Short task -
For the entries below, copy exactly the line that contains "Generate a Python" through the line that contains "27.1, 28.0, 29.5]", both ends included, and exclude all pictures.
□ □ □ □
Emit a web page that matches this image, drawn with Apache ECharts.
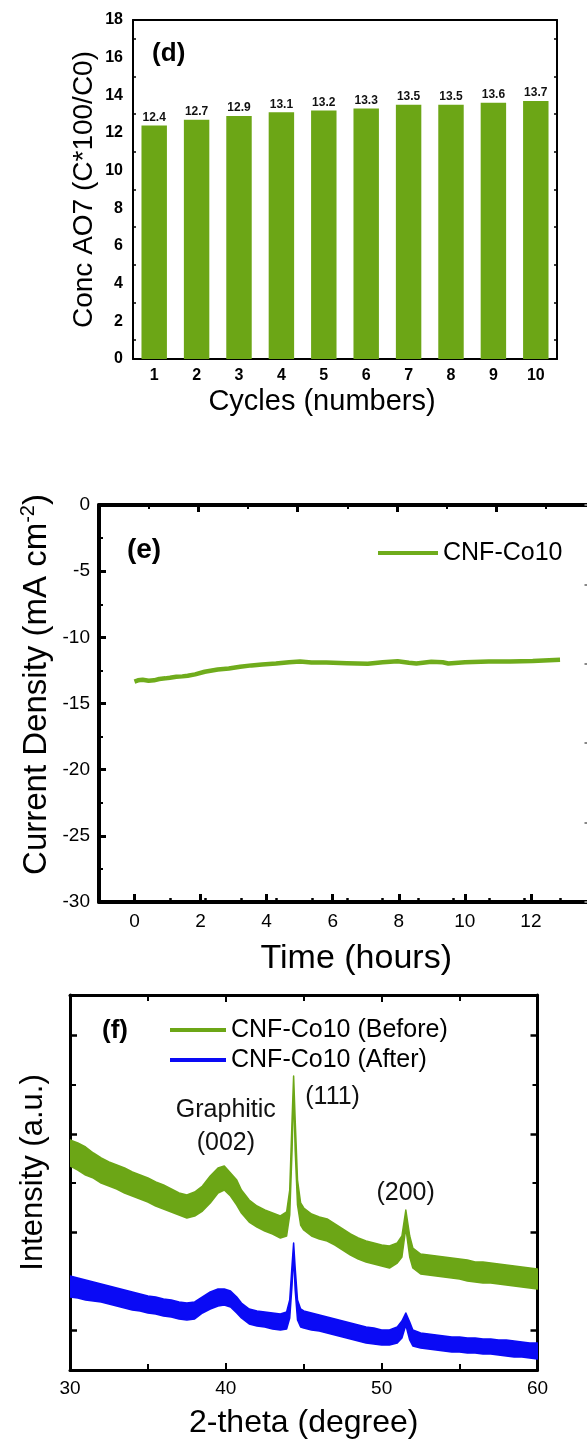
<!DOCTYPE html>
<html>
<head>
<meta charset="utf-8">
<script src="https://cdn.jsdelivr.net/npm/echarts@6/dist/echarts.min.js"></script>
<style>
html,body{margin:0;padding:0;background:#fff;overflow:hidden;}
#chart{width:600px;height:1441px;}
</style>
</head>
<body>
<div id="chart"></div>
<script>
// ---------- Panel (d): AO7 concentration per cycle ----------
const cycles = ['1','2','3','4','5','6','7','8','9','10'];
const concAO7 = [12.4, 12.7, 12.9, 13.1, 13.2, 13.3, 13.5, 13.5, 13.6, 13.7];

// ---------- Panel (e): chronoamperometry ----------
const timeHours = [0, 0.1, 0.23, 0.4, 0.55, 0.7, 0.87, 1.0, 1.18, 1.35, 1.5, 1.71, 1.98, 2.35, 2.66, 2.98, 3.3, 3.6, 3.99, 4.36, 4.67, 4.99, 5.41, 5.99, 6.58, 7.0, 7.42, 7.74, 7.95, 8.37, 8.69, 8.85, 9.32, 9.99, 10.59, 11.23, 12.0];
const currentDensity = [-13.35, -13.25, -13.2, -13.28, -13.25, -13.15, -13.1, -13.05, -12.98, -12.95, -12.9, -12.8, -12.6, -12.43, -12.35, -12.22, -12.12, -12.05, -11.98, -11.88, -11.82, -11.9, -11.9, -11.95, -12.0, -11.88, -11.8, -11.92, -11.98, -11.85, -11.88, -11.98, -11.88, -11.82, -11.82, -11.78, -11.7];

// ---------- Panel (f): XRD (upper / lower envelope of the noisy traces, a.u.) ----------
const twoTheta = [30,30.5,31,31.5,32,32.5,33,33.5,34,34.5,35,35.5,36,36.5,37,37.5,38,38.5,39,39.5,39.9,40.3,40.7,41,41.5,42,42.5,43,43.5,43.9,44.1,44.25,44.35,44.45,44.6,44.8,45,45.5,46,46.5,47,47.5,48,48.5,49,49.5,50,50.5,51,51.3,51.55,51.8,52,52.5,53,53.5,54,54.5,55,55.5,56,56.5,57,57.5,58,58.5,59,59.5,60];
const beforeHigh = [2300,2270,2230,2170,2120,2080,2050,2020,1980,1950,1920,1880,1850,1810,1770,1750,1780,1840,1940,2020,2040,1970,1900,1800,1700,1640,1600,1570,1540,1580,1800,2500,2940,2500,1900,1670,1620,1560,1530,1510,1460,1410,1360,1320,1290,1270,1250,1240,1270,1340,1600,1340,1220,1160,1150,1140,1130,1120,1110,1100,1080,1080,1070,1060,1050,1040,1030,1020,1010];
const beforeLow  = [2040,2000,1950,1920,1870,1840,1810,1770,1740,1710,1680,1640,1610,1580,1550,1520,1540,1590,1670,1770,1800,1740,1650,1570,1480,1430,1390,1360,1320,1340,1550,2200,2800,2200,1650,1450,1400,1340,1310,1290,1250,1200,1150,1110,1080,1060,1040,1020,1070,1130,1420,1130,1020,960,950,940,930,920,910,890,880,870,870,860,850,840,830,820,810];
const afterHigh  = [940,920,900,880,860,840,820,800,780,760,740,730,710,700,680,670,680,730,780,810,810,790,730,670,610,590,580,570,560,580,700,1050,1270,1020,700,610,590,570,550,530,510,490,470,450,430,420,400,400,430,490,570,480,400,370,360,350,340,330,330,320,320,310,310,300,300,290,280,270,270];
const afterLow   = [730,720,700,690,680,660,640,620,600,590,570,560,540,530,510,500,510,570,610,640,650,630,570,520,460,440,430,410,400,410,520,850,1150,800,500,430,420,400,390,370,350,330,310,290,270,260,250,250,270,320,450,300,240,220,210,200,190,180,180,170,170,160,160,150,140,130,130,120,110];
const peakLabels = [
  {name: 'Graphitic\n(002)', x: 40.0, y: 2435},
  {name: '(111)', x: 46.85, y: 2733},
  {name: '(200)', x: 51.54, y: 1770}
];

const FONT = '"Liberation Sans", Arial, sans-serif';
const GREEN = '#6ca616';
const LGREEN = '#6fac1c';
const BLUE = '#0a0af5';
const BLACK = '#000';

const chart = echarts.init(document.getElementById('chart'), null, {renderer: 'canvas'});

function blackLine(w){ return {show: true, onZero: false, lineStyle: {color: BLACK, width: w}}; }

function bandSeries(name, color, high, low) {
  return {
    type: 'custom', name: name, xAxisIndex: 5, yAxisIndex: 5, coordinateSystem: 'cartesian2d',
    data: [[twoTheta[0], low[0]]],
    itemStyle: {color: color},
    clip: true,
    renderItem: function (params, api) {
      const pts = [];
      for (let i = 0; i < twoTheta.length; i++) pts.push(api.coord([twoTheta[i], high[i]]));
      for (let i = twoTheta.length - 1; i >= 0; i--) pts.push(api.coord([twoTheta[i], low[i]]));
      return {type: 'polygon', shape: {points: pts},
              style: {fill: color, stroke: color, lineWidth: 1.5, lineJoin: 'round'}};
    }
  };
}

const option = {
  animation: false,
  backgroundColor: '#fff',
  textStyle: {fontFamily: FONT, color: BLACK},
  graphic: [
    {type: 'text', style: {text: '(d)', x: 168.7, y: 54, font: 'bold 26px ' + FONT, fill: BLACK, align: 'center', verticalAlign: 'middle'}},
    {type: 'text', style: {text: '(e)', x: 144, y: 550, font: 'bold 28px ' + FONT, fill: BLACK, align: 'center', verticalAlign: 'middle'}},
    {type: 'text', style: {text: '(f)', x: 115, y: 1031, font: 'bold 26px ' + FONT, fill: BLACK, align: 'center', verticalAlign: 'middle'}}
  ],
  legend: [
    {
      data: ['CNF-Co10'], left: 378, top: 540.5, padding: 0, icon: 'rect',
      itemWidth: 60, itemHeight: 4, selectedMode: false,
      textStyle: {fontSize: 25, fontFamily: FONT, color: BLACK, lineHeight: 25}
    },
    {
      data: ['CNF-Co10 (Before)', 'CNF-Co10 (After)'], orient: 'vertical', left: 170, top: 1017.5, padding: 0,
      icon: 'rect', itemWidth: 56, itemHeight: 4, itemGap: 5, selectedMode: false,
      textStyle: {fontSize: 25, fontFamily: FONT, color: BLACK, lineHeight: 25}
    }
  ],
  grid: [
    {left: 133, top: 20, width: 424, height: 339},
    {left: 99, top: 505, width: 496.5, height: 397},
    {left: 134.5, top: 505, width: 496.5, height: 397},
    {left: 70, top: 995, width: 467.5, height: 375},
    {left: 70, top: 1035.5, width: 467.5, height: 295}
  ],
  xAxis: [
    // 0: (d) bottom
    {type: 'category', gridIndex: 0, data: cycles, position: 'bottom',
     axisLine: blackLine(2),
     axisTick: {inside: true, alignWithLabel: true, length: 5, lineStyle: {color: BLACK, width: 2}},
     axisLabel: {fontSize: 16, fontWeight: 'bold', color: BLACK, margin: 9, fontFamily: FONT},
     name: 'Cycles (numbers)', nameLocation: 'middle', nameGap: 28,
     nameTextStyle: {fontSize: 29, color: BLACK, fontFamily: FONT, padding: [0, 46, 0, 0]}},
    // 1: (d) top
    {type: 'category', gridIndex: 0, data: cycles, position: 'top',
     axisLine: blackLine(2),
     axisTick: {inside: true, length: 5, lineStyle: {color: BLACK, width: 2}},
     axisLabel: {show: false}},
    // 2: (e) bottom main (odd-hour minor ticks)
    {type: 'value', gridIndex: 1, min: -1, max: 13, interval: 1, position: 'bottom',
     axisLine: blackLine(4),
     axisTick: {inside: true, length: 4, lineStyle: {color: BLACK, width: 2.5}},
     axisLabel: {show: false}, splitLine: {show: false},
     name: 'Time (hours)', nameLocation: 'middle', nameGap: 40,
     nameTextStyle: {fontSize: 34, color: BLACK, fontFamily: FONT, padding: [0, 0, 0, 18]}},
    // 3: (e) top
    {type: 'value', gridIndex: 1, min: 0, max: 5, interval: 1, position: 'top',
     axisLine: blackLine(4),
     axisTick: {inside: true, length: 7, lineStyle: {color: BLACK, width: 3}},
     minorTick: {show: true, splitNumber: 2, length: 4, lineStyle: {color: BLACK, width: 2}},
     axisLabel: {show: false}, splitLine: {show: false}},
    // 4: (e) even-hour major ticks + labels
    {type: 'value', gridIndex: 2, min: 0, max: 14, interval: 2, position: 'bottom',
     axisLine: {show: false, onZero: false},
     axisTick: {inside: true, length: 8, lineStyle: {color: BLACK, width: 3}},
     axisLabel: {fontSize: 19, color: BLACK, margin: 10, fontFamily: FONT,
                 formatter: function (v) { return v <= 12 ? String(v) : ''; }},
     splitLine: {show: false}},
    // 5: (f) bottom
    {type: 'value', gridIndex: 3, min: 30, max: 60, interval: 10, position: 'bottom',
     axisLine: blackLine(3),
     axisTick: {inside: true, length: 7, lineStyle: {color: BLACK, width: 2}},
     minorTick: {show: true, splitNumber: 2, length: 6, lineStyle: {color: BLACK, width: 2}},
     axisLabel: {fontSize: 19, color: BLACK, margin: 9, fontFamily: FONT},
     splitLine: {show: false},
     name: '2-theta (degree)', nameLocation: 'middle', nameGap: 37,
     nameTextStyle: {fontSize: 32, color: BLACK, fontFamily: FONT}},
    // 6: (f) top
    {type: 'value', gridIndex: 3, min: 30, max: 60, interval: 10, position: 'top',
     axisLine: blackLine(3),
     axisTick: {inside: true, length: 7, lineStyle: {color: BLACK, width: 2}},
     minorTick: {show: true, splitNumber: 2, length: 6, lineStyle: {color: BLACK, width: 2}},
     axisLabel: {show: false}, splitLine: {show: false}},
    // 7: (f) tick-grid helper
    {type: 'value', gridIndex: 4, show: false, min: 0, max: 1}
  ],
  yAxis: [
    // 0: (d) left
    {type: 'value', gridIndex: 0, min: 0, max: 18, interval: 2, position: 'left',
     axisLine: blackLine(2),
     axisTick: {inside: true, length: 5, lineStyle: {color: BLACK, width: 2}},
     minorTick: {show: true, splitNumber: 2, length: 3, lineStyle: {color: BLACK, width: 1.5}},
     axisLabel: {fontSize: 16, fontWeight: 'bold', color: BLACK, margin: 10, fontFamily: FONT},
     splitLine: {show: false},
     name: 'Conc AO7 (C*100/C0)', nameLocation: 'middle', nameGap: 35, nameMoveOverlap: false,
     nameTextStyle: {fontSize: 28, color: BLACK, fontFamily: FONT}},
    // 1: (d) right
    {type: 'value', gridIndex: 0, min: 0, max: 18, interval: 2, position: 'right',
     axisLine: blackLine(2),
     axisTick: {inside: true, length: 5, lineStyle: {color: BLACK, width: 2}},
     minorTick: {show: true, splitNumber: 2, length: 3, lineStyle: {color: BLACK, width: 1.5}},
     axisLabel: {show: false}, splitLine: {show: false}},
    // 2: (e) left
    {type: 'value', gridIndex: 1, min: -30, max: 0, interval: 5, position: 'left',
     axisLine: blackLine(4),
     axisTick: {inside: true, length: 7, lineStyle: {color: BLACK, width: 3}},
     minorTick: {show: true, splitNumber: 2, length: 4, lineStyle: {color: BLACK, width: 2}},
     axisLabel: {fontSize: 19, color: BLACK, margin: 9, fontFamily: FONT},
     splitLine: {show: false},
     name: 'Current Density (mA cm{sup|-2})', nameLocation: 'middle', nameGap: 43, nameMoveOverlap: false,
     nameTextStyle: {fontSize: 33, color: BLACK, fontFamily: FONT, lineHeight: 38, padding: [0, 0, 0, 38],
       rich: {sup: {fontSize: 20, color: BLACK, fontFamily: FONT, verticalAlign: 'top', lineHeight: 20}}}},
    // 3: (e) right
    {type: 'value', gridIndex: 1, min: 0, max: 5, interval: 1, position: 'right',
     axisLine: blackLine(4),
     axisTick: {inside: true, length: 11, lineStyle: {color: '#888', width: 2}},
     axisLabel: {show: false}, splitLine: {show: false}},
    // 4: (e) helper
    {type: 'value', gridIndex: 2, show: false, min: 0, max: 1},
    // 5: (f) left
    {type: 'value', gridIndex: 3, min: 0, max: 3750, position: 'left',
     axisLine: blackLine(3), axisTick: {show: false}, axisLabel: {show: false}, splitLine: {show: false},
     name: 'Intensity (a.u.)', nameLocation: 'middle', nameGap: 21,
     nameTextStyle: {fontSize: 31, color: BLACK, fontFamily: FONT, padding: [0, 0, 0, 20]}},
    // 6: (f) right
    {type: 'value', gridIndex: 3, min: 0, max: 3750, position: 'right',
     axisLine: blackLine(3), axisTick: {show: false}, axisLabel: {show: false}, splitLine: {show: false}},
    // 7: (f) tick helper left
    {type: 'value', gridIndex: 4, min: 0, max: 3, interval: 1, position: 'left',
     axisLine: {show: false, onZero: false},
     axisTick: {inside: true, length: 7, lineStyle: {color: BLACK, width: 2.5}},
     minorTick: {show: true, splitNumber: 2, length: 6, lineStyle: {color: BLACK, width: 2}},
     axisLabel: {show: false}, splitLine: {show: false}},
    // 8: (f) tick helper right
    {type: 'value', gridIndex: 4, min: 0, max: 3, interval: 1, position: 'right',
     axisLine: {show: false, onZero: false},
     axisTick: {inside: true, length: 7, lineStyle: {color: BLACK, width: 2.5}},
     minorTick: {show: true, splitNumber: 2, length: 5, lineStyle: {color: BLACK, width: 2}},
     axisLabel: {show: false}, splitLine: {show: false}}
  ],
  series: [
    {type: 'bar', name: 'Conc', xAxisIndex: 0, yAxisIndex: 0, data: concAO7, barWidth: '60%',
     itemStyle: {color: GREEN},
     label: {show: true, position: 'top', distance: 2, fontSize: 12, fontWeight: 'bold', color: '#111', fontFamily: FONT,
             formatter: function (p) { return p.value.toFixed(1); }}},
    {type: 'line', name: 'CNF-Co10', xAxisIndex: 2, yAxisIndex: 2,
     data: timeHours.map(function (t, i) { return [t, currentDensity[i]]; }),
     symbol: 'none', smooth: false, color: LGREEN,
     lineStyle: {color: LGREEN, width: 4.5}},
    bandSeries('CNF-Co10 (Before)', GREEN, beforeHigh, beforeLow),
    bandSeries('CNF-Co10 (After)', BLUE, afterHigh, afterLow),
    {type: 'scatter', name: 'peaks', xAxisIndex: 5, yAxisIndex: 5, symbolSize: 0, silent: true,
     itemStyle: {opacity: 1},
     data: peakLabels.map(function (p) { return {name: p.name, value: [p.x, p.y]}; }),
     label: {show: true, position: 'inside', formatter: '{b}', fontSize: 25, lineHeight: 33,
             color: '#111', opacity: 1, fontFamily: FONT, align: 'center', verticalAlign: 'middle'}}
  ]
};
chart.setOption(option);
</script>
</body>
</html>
□ □ □ □
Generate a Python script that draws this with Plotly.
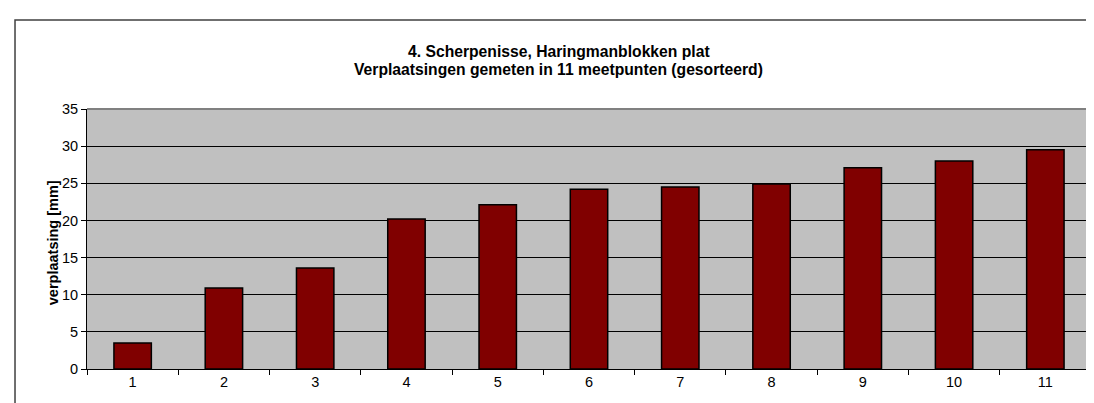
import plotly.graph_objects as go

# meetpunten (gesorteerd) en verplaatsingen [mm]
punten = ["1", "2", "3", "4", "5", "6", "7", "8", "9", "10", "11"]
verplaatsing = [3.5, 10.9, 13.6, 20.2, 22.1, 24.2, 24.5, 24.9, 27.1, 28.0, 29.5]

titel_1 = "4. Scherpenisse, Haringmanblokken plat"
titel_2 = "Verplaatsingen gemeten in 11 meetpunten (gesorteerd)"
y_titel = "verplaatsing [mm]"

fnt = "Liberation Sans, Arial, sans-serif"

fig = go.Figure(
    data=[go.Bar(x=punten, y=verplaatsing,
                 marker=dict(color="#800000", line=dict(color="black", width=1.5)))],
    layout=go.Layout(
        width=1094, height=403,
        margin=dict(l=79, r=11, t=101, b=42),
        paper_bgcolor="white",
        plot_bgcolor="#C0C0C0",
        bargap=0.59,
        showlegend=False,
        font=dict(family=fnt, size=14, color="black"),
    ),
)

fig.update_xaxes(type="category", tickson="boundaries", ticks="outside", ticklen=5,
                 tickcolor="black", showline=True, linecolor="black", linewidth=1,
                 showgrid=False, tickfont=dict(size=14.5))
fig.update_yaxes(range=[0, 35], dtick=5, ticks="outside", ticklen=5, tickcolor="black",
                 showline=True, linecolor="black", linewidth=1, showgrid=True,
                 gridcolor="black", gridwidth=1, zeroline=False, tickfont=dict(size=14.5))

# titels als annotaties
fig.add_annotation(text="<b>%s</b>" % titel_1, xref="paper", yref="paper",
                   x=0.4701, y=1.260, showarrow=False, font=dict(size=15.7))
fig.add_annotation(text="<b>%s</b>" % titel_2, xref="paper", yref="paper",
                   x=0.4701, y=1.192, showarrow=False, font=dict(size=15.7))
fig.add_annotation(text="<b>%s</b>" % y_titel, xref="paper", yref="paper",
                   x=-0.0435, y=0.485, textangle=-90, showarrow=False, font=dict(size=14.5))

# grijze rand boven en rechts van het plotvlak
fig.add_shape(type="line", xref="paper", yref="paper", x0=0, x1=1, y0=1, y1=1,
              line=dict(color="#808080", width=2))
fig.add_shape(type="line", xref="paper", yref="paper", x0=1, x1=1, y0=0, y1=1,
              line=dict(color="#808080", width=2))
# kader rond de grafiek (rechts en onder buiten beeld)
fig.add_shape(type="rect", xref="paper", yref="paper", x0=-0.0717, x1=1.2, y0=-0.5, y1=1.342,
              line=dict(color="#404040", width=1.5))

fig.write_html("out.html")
□ □ □ □
Result of the exercise -
Generate a Python script that draws this with Plotly.
import plotly.graph_objects as go

# meetpunten (gesorteerd) en verplaatsingen [mm]
punten = ["1", "2", "3", "4", "5", "6", "7", "8", "9", "10", "11"]
verplaatsing = [3.5, 10.9, 13.6, 20.2, 22.1, 24.2, 24.5, 24.9, 27.1, 28.0, 29.5]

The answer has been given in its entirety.